Notas de Programa
As “Quatro Peças para Cravo” escritas por Lopes Graça em 1971, em intenção da cravista Maria Malafaia, encerram em si mesmas o paradigma de uma época em que a literatura contemporânea para este instrumento ainda se pautava pela utilização de uma codificação muito pianística.
Na realidade, apesar do renascimento do gosto e curiosidade pelo cravo remontar aos primeiros decénios do séc. XX, quando a polaca Wanda Landowska fazia, em Paris, as delícias dos seus amigos compositores, como Poulenc, Falla ou Martinü, a verdade é que, em muitos casos, a notação assumida incluía sinalética muito pouco própria deste.

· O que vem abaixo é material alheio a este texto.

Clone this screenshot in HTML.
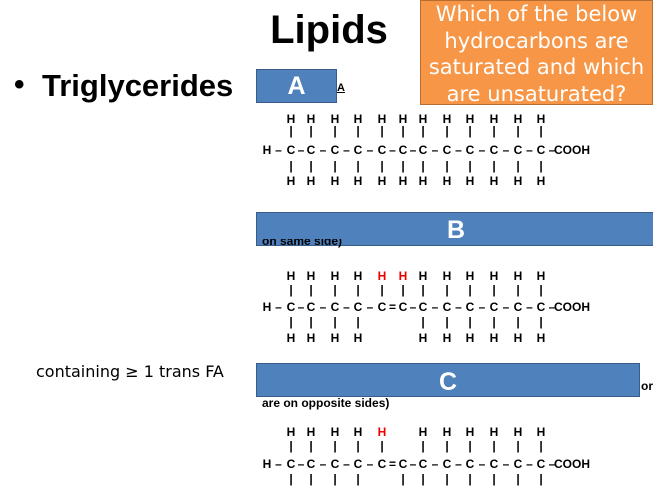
<!DOCTYPE html>
<html><head><meta charset="utf-8"><style>
html,body{margin:0;width:653px;height:491px;overflow:hidden}
body{background:#fff;position:relative;font-family:"Liberation Sans","DejaVu Sans",sans-serif}
.a{position:absolute;white-space:nowrap}
.box{position:absolute;background:#4F81BD;border:1.5px solid #385d8a;color:#fff;font-weight:bold;font-size:25px;text-align:center;box-sizing:border-box}
.g{position:absolute;font-weight:bold;font-size:12px;transform:translateX(-50%);color:#000}
</style></head><body>
<div class="a" style="left:0;width:658px;text-align:center;top:8px;font-size:40px;font-weight:bold">Lipids</div>
<div class="a" style="left:14px;top:68px;font-size:30px;font-weight:bold">•</div>
<div class="a" style="left:42px;top:68px;font-size:31px;font-weight:bold">Triglycerides</div>
<div class="a" style="left:420px;top:0;width:233px;height:105px;background:#F79646;border:1.5px solid #b66d31;box-sizing:border-box;color:#fff;font-size:21px;line-height:26.5px;text-align:center;white-space:normal;font-family:'DejaVu Sans',sans-serif">Which of the below hydrocarbons are saturated and which are unsaturated?</div>
<div class="box" style="left:256px;top:69px;width:81px;height:34px;line-height:32px">A</div>
<div class="a" style="left:337px;top:82px;font-size:11px;font-weight:bold;text-decoration:underline">A</div>
<div class="box" style="left:256px;top:212px;width:400px;height:34px;line-height:34px">B</div>
<div class="a" style="left:262px;top:239px;height:9px;overflow:hidden;font-size:12px;font-weight:bold;line-height:16px"><span style="position:relative;top:-6px">on same side)</span></div>
<div class="box" style="left:256px;top:363px;width:384px;height:34px;line-height:36px">C</div>
<div class="a" style="left:641px;top:379px;font-size:12px;font-weight:bold">or</div>
<div class="a" style="left:262px;top:396px;font-size:12px;font-weight:bold">are on opposite sides)</div>
<div class="a" style="left:36px;top:362px;font-size:16px;font-family:'DejaVu Sans',sans-serif">containing ≥ 1 trans FA</div>
<div id="mol"></div>
<script>
const cols=[291,311,335,358,382,403,423,447,470,494,518,541];
const mols=[
 {y:[120,132,151,167,182],top:"HHHHHHHHHHHH",bot:"HHHHHHHHHHHH",red:[],bond:"------------"},
 {y:[277,291,308,323,339],top:"HHHHHHHHHHHH",bot:"HHHH..HHHHHH",red:[4,5],bond:"-----=------"},
 {y:[433,447,465,480,999],top:"HHHHH.HHHHHH",bot:"HHHH.HHHHHHH",red:[4],bond:"-----=------"}
];
const root=document.getElementById('mol');
function put(x,y,t,c,name){if(y>491)return;const s=document.createElement('span');s.className='g';s.style.left=x+'px';s.style.top=(y-8)+'px';s.textContent=t;if(c)s.style.color=c;


root.appendChild(s);}
mols.forEach((m,mi)=>{
 cols.forEach((x,i)=>{
  if(m.top[i]==='H'){put(x,m.y[0],'H',m.red.includes(i)?'#e00':null,'h-atom');put(x,m.y[1],'|',null,'bond-line');}
  if(m.bot[i]==='H'){put(x,m.y[3],'|',null,'bond-line');put(x,m.y[4],'H',null,'h-atom');}
  put(x,m.y[2],'C',null,'c-atom');
  const prev=i===0?266:cols[i-1];
  put((prev+x)/2,m.y[2],m.bond[i]==='='?'=':'–',null,'bond');
 });
 put(267,m.y[2],'H',null,'h-atom');
 put(552,m.y[2],'–',null,'bond');
 put(572,m.y[2],'COOH',null,'cooh-group');
});
</script>
</body></html>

Mesmo assumindo que o modelo de cravo utilizado era o concebido por Pleyel para Landowska, que incluía um set de pedais que permitiam a mudança rápida de registos sem ter que levantar as mãos dos teclados, certas indicações como “crescendos” ou “diminuendos”, entre outras, não passariam nunca de “letra morta” no âmbito da execução prática.
Tendo o nosso Conservatório Nacional adquirido dois instrumentos destes, onde Malafaia ensinou e onde eu mesma comecei a minha aprendizagem no cravo, terá sido eventualmente este o modelo que serviu de inspiração a Lopes Graça, pelas indicações que surgem aqui e ali de mudanças abruptas em andamentos rápidos para o registo de 4’, muito embora, insistimos, a excessiva indicação de dinâmicas resulte, em muitos casos, i útil, mesmo no contexto do modelo Pleyel.
Porém, pelo valor histórico que encontramos na obra do Graça, incontornável no percurso que a abordagem ao cravo transcorreu ao longo do séc. XX, pensámos importante manter integralmente toda a notação original do compositor, mesmo conscientes das adaptações incontornáveis que cada performer deverá assumir ao executar a mesma, o que não deixa de ser um convite aliciante e estimulante que muito enriquece o intérprete.